Supplied material -
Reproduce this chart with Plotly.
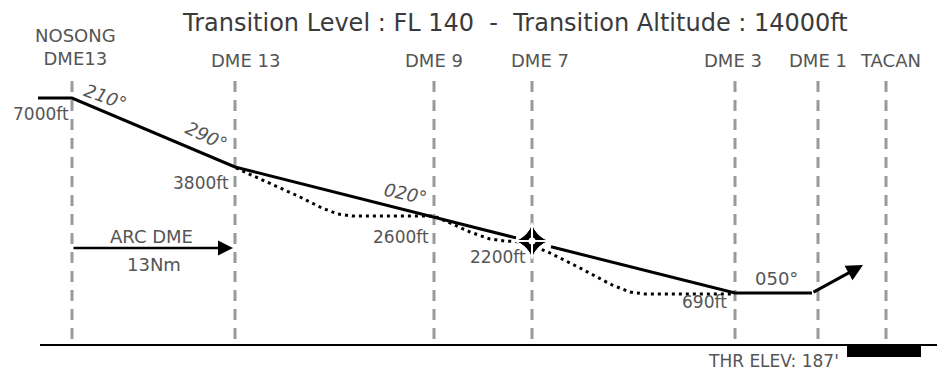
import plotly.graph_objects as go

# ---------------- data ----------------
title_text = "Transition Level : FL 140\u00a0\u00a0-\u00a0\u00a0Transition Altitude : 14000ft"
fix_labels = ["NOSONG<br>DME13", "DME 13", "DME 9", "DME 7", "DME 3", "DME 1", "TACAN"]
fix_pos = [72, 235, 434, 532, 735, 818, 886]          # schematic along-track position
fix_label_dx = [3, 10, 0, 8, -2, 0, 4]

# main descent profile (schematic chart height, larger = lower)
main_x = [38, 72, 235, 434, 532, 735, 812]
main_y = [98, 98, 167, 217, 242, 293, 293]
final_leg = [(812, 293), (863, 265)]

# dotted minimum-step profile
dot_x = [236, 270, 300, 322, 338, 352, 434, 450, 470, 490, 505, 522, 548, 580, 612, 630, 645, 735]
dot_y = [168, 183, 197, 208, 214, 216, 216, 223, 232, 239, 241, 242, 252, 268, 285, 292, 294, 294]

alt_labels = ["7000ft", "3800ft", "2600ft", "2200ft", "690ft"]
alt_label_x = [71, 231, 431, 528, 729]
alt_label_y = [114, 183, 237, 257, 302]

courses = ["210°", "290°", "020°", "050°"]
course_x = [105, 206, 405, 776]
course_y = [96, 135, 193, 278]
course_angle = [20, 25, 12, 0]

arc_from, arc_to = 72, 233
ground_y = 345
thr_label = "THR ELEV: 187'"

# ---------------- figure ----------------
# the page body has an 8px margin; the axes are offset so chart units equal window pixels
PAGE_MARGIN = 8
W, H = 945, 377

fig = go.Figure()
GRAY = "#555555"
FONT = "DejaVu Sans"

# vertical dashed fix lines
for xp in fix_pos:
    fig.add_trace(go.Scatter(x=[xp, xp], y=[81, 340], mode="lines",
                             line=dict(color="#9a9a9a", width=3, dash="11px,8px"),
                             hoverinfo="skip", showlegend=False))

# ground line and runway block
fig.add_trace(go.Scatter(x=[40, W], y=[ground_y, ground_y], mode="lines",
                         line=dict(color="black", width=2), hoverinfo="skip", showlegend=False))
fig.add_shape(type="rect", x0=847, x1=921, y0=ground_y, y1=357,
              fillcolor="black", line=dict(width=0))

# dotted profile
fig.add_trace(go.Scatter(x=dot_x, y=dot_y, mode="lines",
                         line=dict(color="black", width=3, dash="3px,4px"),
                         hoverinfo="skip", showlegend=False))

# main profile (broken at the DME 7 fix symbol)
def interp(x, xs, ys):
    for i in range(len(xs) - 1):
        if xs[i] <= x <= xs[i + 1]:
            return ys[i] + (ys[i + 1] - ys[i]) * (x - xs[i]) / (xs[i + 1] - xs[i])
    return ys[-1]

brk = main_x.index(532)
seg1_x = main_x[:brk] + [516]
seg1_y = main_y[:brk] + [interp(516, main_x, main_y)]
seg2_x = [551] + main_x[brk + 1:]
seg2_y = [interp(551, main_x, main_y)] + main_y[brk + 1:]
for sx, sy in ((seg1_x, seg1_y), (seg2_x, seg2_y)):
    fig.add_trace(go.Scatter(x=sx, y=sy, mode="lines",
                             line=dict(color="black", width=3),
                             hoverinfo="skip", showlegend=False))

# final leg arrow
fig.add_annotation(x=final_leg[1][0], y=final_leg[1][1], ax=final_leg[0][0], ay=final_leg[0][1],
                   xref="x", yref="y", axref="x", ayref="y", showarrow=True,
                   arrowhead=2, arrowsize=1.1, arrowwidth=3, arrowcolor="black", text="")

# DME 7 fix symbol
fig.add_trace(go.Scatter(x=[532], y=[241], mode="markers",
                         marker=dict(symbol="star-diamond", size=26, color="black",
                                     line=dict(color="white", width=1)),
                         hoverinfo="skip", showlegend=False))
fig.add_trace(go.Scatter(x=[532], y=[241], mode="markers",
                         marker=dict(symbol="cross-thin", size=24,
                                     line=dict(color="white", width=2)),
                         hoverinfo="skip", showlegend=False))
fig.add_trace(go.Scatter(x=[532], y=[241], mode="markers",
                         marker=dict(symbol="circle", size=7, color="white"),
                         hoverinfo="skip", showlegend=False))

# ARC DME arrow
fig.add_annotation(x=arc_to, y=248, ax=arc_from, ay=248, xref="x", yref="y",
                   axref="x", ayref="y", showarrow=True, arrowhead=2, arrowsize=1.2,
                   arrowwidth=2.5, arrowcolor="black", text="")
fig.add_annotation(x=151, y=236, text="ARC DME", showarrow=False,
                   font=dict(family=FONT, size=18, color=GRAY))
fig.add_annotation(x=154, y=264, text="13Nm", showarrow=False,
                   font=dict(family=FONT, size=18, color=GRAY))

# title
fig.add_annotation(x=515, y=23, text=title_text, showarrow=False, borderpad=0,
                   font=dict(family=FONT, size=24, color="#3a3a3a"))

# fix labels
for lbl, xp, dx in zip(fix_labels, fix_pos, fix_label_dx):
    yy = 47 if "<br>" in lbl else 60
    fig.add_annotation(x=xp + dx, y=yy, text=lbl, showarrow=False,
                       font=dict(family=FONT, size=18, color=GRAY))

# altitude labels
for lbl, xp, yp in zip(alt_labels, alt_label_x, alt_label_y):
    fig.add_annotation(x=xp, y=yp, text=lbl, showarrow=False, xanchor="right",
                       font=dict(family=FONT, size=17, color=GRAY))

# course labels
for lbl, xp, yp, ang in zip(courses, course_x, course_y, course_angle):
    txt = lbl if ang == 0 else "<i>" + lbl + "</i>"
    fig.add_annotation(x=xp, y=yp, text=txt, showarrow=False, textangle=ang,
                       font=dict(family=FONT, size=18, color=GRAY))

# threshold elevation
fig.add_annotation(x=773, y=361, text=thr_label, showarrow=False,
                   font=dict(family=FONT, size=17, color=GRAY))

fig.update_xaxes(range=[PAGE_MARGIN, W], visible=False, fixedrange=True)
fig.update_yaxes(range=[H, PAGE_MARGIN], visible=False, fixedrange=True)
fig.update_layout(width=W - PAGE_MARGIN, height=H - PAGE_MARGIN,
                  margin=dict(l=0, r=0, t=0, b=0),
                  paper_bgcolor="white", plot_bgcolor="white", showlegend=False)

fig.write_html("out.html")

Work to be completed -
Repeat only the lines from the beginning of the material through the line containing "W, H = 945, 377", both ends kept, leaving pictures out.

Exercise answer -
Reproduce this chart with Plotly.
import plotly.graph_objects as go

# ---------------- data ----------------
title_text = "Transition Level : FL 140\u00a0\u00a0-\u00a0\u00a0Transition Altitude : 14000ft"
fix_labels = ["NOSONG<br>DME13", "DME 13", "DME 9", "DME 7", "DME 3", "DME 1", "TACAN"]
fix_pos = [72, 235, 434, 532, 735, 818, 886]          # schematic along-track position
fix_label_dx = [3, 10, 0, 8, -2, 0, 4]

# main descent profile (schematic chart height, larger = lower)
main_x = [38, 72, 235, 434, 532, 735, 812]
main_y = [98, 98, 167, 217, 242, 293, 293]
final_leg = [(812, 293), (863, 265)]

# dotted minimum-step profile
dot_x = [236, 270, 300, 322, 338, 352, 434, 450, 470, 490, 505, 522, 548, 580, 612, 630, 645, 735]
dot_y = [168, 183, 197, 208, 214, 216, 216, 223, 232, 239, 241, 242, 252, 268, 285, 292, 294, 294]

alt_labels = ["7000ft", "3800ft", "2600ft", "2200ft", "690ft"]
alt_label_x = [71, 231, 431, 528, 729]
alt_label_y = [114, 183, 237, 257, 302]

courses = ["210°", "290°", "020°", "050°"]
course_x = [105, 206, 405, 776]
course_y = [96, 135, 193, 278]
course_angle = [20, 25, 12, 0]

arc_from, arc_to = 72, 233
ground_y = 345
thr_label = "THR ELEV: 187'"

# ---------------- figure ----------------
# the page body has an 8px margin; the axes are offset so chart units equal window pixels
PAGE_MARGIN = 8
W, H = 945, 377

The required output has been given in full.